**Material**
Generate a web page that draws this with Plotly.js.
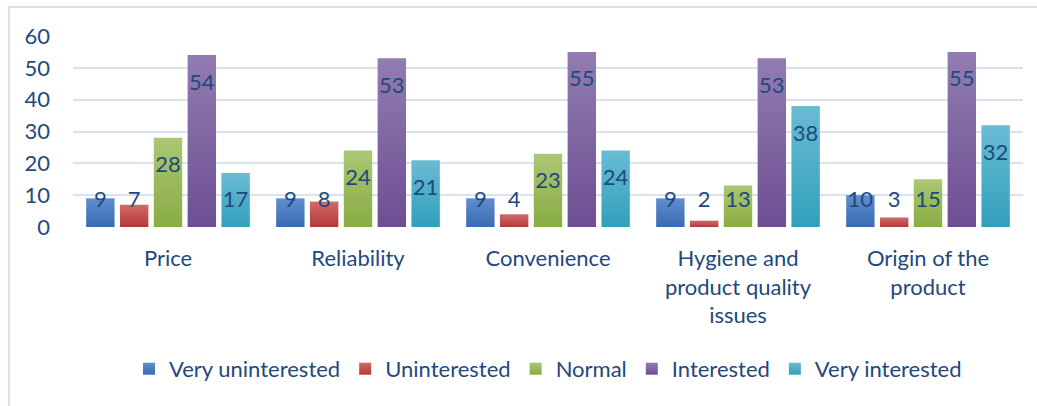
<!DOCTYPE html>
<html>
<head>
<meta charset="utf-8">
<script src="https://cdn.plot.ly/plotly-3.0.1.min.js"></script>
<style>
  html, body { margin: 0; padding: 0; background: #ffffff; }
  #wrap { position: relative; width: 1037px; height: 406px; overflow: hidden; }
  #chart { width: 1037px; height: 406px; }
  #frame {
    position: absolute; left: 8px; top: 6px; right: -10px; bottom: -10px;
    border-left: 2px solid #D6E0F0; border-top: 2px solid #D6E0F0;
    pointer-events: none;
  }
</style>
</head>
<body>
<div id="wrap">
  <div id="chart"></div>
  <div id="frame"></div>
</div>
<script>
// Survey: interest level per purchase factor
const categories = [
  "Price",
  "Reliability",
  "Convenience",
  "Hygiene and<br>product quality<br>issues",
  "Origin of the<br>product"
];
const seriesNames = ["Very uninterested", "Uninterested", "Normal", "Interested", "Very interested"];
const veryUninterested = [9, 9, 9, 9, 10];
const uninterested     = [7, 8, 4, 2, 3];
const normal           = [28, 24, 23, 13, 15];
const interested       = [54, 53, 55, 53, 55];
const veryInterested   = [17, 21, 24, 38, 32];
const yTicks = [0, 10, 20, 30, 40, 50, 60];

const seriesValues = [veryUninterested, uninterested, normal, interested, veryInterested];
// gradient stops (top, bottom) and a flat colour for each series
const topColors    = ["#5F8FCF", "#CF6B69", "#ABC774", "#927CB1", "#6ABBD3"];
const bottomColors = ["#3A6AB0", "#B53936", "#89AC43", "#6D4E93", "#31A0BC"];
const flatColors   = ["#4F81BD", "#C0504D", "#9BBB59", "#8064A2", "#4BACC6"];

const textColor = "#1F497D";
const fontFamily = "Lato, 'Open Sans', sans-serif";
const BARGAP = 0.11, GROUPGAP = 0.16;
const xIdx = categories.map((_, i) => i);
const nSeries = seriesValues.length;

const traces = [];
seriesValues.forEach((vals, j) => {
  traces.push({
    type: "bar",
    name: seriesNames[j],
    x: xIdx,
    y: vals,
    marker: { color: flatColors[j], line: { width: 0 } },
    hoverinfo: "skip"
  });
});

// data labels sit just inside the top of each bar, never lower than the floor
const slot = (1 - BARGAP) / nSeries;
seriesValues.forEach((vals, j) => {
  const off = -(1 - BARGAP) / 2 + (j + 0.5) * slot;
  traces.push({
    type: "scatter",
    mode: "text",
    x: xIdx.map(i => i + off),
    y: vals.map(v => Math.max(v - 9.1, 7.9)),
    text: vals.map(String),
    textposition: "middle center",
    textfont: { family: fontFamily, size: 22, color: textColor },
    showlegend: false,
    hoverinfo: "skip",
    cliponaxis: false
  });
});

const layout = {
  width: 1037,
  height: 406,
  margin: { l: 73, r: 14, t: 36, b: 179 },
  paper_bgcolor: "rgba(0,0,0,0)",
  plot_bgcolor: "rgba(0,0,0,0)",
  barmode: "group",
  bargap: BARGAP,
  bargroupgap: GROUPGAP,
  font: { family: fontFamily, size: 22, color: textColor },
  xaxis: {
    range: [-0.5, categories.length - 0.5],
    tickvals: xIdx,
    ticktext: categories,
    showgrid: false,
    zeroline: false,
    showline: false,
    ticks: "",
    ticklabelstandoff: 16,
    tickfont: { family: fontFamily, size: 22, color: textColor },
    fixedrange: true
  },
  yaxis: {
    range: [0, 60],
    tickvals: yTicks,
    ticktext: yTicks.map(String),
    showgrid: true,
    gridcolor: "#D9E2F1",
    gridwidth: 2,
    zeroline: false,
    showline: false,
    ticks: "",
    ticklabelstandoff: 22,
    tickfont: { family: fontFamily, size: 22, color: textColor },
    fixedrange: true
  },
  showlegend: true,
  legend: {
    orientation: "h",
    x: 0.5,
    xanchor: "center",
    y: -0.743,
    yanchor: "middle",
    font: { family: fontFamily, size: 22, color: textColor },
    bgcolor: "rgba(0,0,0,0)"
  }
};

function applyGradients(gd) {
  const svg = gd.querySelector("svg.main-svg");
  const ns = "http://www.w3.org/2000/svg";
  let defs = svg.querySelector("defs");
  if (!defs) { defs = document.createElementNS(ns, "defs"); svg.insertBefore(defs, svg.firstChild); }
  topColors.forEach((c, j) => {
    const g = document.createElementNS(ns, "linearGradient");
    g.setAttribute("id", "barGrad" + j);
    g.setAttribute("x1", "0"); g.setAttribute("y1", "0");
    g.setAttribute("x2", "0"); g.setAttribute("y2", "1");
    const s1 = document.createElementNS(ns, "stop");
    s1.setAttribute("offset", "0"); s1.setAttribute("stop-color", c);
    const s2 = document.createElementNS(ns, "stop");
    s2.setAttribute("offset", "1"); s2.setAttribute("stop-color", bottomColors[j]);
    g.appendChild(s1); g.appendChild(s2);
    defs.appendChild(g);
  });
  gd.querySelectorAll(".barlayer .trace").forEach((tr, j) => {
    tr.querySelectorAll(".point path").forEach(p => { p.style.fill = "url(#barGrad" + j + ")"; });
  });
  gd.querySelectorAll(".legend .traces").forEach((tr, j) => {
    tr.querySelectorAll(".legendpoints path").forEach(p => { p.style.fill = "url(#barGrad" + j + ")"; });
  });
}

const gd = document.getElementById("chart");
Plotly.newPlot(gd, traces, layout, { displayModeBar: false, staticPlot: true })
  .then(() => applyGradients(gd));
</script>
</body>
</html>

**Work required**
Take the listing above and restate it word for word, without its pictures.

**Solution**
Generate a web page that draws this with Plotly.js.
<!DOCTYPE html>
<html>
<head>
<meta charset="utf-8">
<script src="https://cdn.plot.ly/plotly-3.0.1.min.js"></script>
<style>
  html, body { margin: 0; padding: 0; background: #ffffff; }
  #wrap { position: relative; width: 1037px; height: 406px; overflow: hidden; }
  #chart { width: 1037px; height: 406px; }
  #frame {
    position: absolute; left: 8px; top: 6px; right: -10px; bottom: -10px;
    border-left: 2px solid #D6E0F0; border-top: 2px solid #D6E0F0;
    pointer-events: none;
  }
</style>
</head>
<body>
<div id="wrap">
  <div id="chart"></div>
  <div id="frame"></div>
</div>
<script>
// Survey: interest level per purchase factor
const categories = [
  "Price",
  "Reliability",
  "Convenience",
  "Hygiene and<br>product quality<br>issues",
  "Origin of the<br>product"
];
const seriesNames = ["Very uninterested", "Uninterested", "Normal", "Interested", "Very interested"];
const veryUninterested = [9, 9, 9, 9, 10];
const uninterested     = [7, 8, 4, 2, 3];
const normal           = [28, 24, 23, 13, 15];
const interested       = [54, 53, 55, 53, 55];
const veryInterested   = [17, 21, 24, 38, 32];
const yTicks = [0, 10, 20, 30, 40, 50, 60];

const seriesValues = [veryUninterested, uninterested, normal, interested, veryInterested];
// gradient stops (top, bottom) and a flat colour for each series
const topColors    = ["#5F8FCF", "#CF6B69", "#ABC774", "#927CB1", "#6ABBD3"];
const bottomColors = ["#3A6AB0", "#B53936", "#89AC43", "#6D4E93", "#31A0BC"];
const flatColors   = ["#4F81BD", "#C0504D", "#9BBB59", "#8064A2", "#4BACC6"];

const textColor = "#1F497D";
const fontFamily = "Lato, 'Open Sans', sans-serif";
const BARGAP = 0.11, GROUPGAP = 0.16;
const xIdx = categories.map((_, i) => i);
const nSeries = seriesValues.length;

const traces = [];
seriesValues.forEach((vals, j) => {
  traces.push({
    type: "bar",
    name: seriesNames[j],
    x: xIdx,
    y: vals,
    marker: { color: flatColors[j], line: { width: 0 } },
    hoverinfo: "skip"
  });
});

// data labels sit just inside the top of each bar, never lower than the floor
const slot = (1 - BARGAP) / nSeries;
seriesValues.forEach((vals, j) => {
  const off = -(1 - BARGAP) / 2 + (j + 0.5) * slot;
  traces.push({
    type: "scatter",
    mode: "text",
    x: xIdx.map(i => i + off),
    y: vals.map(v => Math.max(v - 9.1, 7.9)),
    text: vals.map(String),
    textposition: "middle center",
    textfont: { family: fontFamily, size: 22, color: textColor },
    showlegend: false,
    hoverinfo: "skip",
    cliponaxis: false
  });
});

const layout = {
  width: 1037,
  height: 406,
  margin: { l: 73, r: 14, t: 36, b: 179 },
  paper_bgcolor: "rgba(0,0,0,0)",
  plot_bgcolor: "rgba(0,0,0,0)",
  barmode: "group",
  bargap: BARGAP,
  bargroupgap: GROUPGAP,
  font: { family: fontFamily, size: 22, color: textColor },
  xaxis: {
    range: [-0.5, categories.length - 0.5],
    tickvals: xIdx,
    ticktext: categories,
    showgrid: false,
    zeroline: false,
    showline: false,
    ticks: "",
    ticklabelstandoff: 16,
    tickfont: { family: fontFamily, size: 22, color: textColor },
    fixedrange: true
  },
  yaxis: {
    range: [0, 60],
    tickvals: yTicks,
    ticktext: yTicks.map(String),
    showgrid: true,
    gridcolor: "#D9E2F1",
    gridwidth: 2,
    zeroline: false,
    showline: false,
    ticks: "",
    ticklabelstandoff: 22,
    tickfont: { family: fontFamily, size: 22, color: textColor },
    fixedrange: true
  },
  showlegend: true,
  legend: {
    orientation: "h",
    x: 0.5,
    xanchor: "center",
    y: -0.743,
    yanchor: "middle",
    font: { family: fontFamily, size: 22, color: textColor },
    bgcolor: "rgba(0,0,0,0)"
  }
};

function applyGradients(gd) {
  const svg = gd.querySelector("svg.main-svg");
  const ns = "http://www.w3.org/2000/svg";
  let defs = svg.querySelector("defs");
  if (!defs) { defs = document.createElementNS(ns, "defs"); svg.insertBefore(defs, svg.firstChild); }
  topColors.forEach((c, j) => {
    const g = document.createElementNS(ns, "linearGradient");
    g.setAttribute("id", "barGrad" + j);
    g.setAttribute("x1", "0"); g.setAttribute("y1", "0");
    g.setAttribute("x2", "0"); g.setAttribute("y2", "1");
    const s1 = document.createElementNS(ns, "stop");
    s1.setAttribute("offset", "0"); s1.setAttribute("stop-color", c);
    const s2 = document.createElementNS(ns, "stop");
    s2.setAttribute("offset", "1"); s2.setAttribute("stop-color", bottomColors[j]);
    g.appendChild(s1); g.appendChild(s2);
    defs.appendChild(g);
  });
  gd.querySelectorAll(".barlayer .trace").forEach((tr, j) => {
    tr.querySelectorAll(".point path").forEach(p => { p.style.fill = "url(#barGrad" + j + ")"; });
  });
  gd.querySelectorAll(".legend .traces").forEach((tr, j) => {
    tr.querySelectorAll(".legendpoints path").forEach(p => { p.style.fill = "url(#barGrad" + j + ")"; });
  });
}

const gd = document.getElementById("chart");
Plotly.newPlot(gd, traces, layout, { displayModeBar: false, staticPlot: true })
  .then(() => applyGradients(gd));
</script>
</body>
</html>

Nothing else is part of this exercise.